▶ _Brief_
Restate each line word for word. Leave out every picture.

_____

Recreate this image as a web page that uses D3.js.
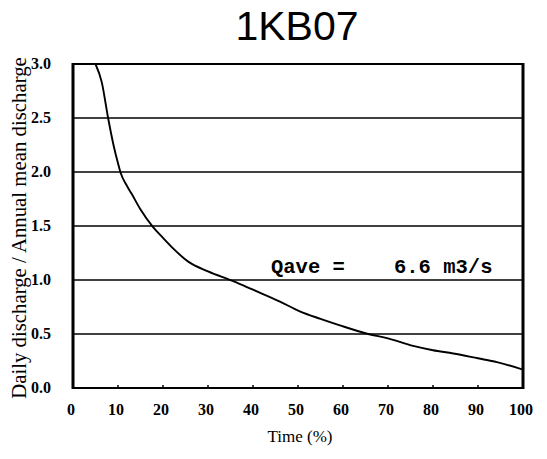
<!DOCTYPE html>
<html><head><meta charset="utf-8">
<script src="https://cdn.jsdelivr.net/npm/d3@7"></script>
<style>html,body{margin:0;padding:0;background:#fff;}svg{display:block;}</style>
</head><body>
<script>
const title = "1KB07";
const timePct = [5, 6.4, 7.8, 9, 10, 10.6, 12, 13, 14.9, 17.8, 20, 22.3, 25.6, 30, 35.6, 40, 46, 50.4, 55, 59.3, 65.6, 70, 75.6, 80, 84.5, 90, 94.2, 100];
const ratio   = [3.0, 2.83, 2.5, 2.25, 2.08, 1.99, 1.87, 1.80, 1.66, 1.49, 1.39, 1.29, 1.17, 1.08, 0.99, 0.91, 0.80, 0.71, 0.64, 0.58, 0.50, 0.46, 0.39, 0.35, 0.32, 0.275, 0.24, 0.17];
const xTicks = [0, 10, 20, 30, 40, 50, 60, 70, 80, 90, 100];
const yTicks = [0.0, 0.5, 1.0, 1.5, 2.0, 2.5, 3.0];
const annotation = "Qave =    6.6 m3/s";
const xTitle = "Time (%)";
const yTitle = "Daily discharge / Annual mean discharge";

const W = 547, H = 459;
const svg = d3.select("body").append("svg").attr("width", W).attr("height", H);
const x = d3.scaleLinear().domain([0, 100]).range([73, 523]);
const y = d3.scaleLinear().domain([0, 3]).range([388, 64]);
const serif = "'Liberation Serif', 'Times New Roman', serif";

svg.append("text").attr("x", 297).attr("y", 40).attr("text-anchor", "middle")
  .attr("font-family", "'Liberation Sans', Arial, sans-serif").attr("font-size", 41)
  .attr("fill", "#000").text(title);

// gridlines
svg.append("g").selectAll("line").data(yTicks.filter(v => v > 0 && v < 3)).join("line")
  .attr("x1", x(0)).attr("x2", x(100)).attr("y1", d => y(d)).attr("y2", d => y(d))
  .attr("stroke", "#000").attr("stroke-width", 1.4);

// x tick marks (inside)
svg.append("g").selectAll("line").data(xTicks.filter(v => v > 0 && v < 100)).join("line")
  .attr("x1", d => x(d)).attr("x2", d => x(d)).attr("y1", y(0)).attr("y2", y(0) - 3)
  .attr("stroke", "#000").attr("stroke-width", 1.5);

// curve
svg.append("clipPath").attr("id", "clip").append("rect")
  .attr("x", x(0)).attr("y", y(3)).attr("width", x(100) - x(0)).attr("height", y(0) - y(3));
const pts = timePct.map((t, i) => [t, ratio[i]]);
svg.append("path").datum(pts).attr("clip-path", "url(#clip)")
  .attr("d", d3.line().x(d => x(d[0])).y(d => y(d[1])).curve(d3.curveMonotoneX))
  .attr("fill", "none").attr("stroke", "#000").attr("stroke-width", 1.9);

// frame
svg.append("line").attr("x1", x(0)).attr("x2", x(100)).attr("y1", y(3)).attr("y2", y(3)).attr("stroke", "#000").attr("stroke-width", 2);
svg.append("line").attr("x1", x(0)).attr("x2", x(100)).attr("y1", y(0)).attr("y2", y(0)).attr("stroke", "#000").attr("stroke-width", 2);
svg.append("line").attr("x1", x(0)).attr("x2", x(0)).attr("y1", y(3) - 1).attr("y2", y(0) + 1).attr("stroke", "#000").attr("stroke-width", 3);
svg.append("line").attr("x1", x(100)).attr("x2", x(100)).attr("y1", y(3) - 1).attr("y2", y(0) + 1).attr("stroke", "#000").attr("stroke-width", 3);

// y tick labels
svg.append("g").selectAll("text").data(yTicks).join("text")
  .attr("x", 51).attr("y", d => y(d) + 5).attr("text-anchor", "end")
  .attr("font-family", serif).attr("font-weight", "bold").attr("font-size", 16)
  .text(d => d.toFixed(1));

// x tick labels
svg.append("g").selectAll("text").data(xTicks).join("text")
  .attr("x", d => x(d) - 2).attr("y", 415).attr("text-anchor", "middle")
  .attr("font-family", serif).attr("font-weight", "bold").attr("font-size", 16)
  .text(d => d);

svg.append("text").attr("x", 300).attr("y", 442).attr("text-anchor", "middle")
  .attr("font-family", serif).attr("font-size", 17).text(xTitle);

svg.append("text").attr("transform", "translate(26,228) rotate(-90)").attr("text-anchor", "middle")
  .attr("font-family", serif).attr("font-size", 20.8).text(yTitle);

svg.append("text").attr("x", 271).attr("y", 273).attr("xml:space", "preserve").style("white-space", "pre")
  .attr("font-family", "'Liberation Mono', 'Courier New', monospace").attr("font-weight", "bold")
  .attr("font-size", 20.5).text(annotation);
</script>
</body></html>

_____

▶ _Full output_
Recreate this image as a web page that uses D3.js.
<!DOCTYPE html>
<html><head><meta charset="utf-8">
<script src="https://cdn.jsdelivr.net/npm/d3@7"></script>
<style>html,body{margin:0;padding:0;background:#fff;}svg{display:block;}</style>
</head><body>
<script>
const title = "1KB07";
const timePct = [5, 6.4, 7.8, 9, 10, 10.6, 12, 13, 14.9, 17.8, 20, 22.3, 25.6, 30, 35.6, 40, 46, 50.4, 55, 59.3, 65.6, 70, 75.6, 80, 84.5, 90, 94.2, 100];
const ratio   = [3.0, 2.83, 2.5, 2.25, 2.08, 1.99, 1.87, 1.80, 1.66, 1.49, 1.39, 1.29, 1.17, 1.08, 0.99, 0.91, 0.80, 0.71, 0.64, 0.58, 0.50, 0.46, 0.39, 0.35, 0.32, 0.275, 0.24, 0.17];
const xTicks = [0, 10, 20, 30, 40, 50, 60, 70, 80, 90, 100];
const yTicks = [0.0, 0.5, 1.0, 1.5, 2.0, 2.5, 3.0];
const annotation = "Qave =    6.6 m3/s";
const xTitle = "Time (%)";
const yTitle = "Daily discharge / Annual mean discharge";

const W = 547, H = 459;
const svg = d3.select("body").append("svg").attr("width", W).attr("height", H);
const x = d3.scaleLinear().domain([0, 100]).range([73, 523]);
const y = d3.scaleLinear().domain([0, 3]).range([388, 64]);
const serif = "'Liberation Serif', 'Times New Roman', serif";

svg.append("text").attr("x", 297).attr("y", 40).attr("text-anchor", "middle")
  .attr("font-family", "'Liberation Sans', Arial, sans-serif").attr("font-size", 41)
  .attr("fill", "#000").text(title);

// gridlines
svg.append("g").selectAll("line").data(yTicks.filter(v => v > 0 && v < 3)).join("line")
  .attr("x1", x(0)).attr("x2", x(100)).attr("y1", d => y(d)).attr("y2", d => y(d))
  .attr("stroke", "#000").attr("stroke-width", 1.4);

// x tick marks (inside)
svg.append("g").selectAll("line").data(xTicks.filter(v => v > 0 && v < 100)).join("line")
  .attr("x1", d => x(d)).attr("x2", d => x(d)).attr("y1", y(0)).attr("y2", y(0) - 3)
  .attr("stroke", "#000").attr("stroke-width", 1.5);

// curve
svg.append("clipPath").attr("id", "clip").append("rect")
  .attr("x", x(0)).attr("y", y(3)).attr("width", x(100) - x(0)).attr("height", y(0) - y(3));
const pts = timePct.map((t, i) => [t, ratio[i]]);
svg.append("path").datum(pts).attr("clip-path", "url(#clip)")
  .attr("d", d3.line().x(d => x(d[0])).y(d => y(d[1])).curve(d3.curveMonotoneX))
  .attr("fill", "none").attr("stroke", "#000").attr("stroke-width", 1.9);

// frame
svg.append("line").attr("x1", x(0)).attr("x2", x(100)).attr("y1", y(3)).attr("y2", y(3)).attr("stroke", "#000").attr("stroke-width", 2);
svg.append("line").attr("x1", x(0)).attr("x2", x(100)).attr("y1", y(0)).attr("y2", y(0)).attr("stroke", "#000").attr("stroke-width", 2);
svg.append("line").attr("x1", x(0)).attr("x2", x(0)).attr("y1", y(3) - 1).attr("y2", y(0) + 1).attr("stroke", "#000").attr("stroke-width", 3);
svg.append("line").attr("x1", x(100)).attr("x2", x(100)).attr("y1", y(3) - 1).attr("y2", y(0) + 1).attr("stroke", "#000").attr("stroke-width", 3);

// y tick labels
svg.append("g").selectAll("text").data(yTicks).join("text")
  .attr("x", 51).attr("y", d => y(d) + 5).attr("text-anchor", "end")
  .attr("font-family", serif).attr("font-weight", "bold").attr("font-size", 16)
  .text(d => d.toFixed(1));

// x tick labels
svg.append("g").selectAll("text").data(xTicks).join("text")
  .attr("x", d => x(d) - 2).attr("y", 415).attr("text-anchor", "middle")
  .attr("font-family", serif).attr("font-weight", "bold").attr("font-size", 16)
  .text(d => d);

svg.append("text").attr("x", 300).attr("y", 442).attr("text-anchor", "middle")
  .attr("font-family", serif).attr("font-size", 17).text(xTitle);

svg.append("text").attr("transform", "translate(26,228) rotate(-90)").attr("text-anchor", "middle")
  .attr("font-family", serif).attr("font-size", 20.8).text(yTitle);

svg.append("text").attr("x", 271).attr("y", 273).attr("xml:space", "preserve").style("white-space", "pre")
  .attr("font-family", "'Liberation Mono', 'Courier New', monospace").attr("font-weight", "bold")
  .attr("font-size", 20.5).text(annotation);
</script>
</body></html>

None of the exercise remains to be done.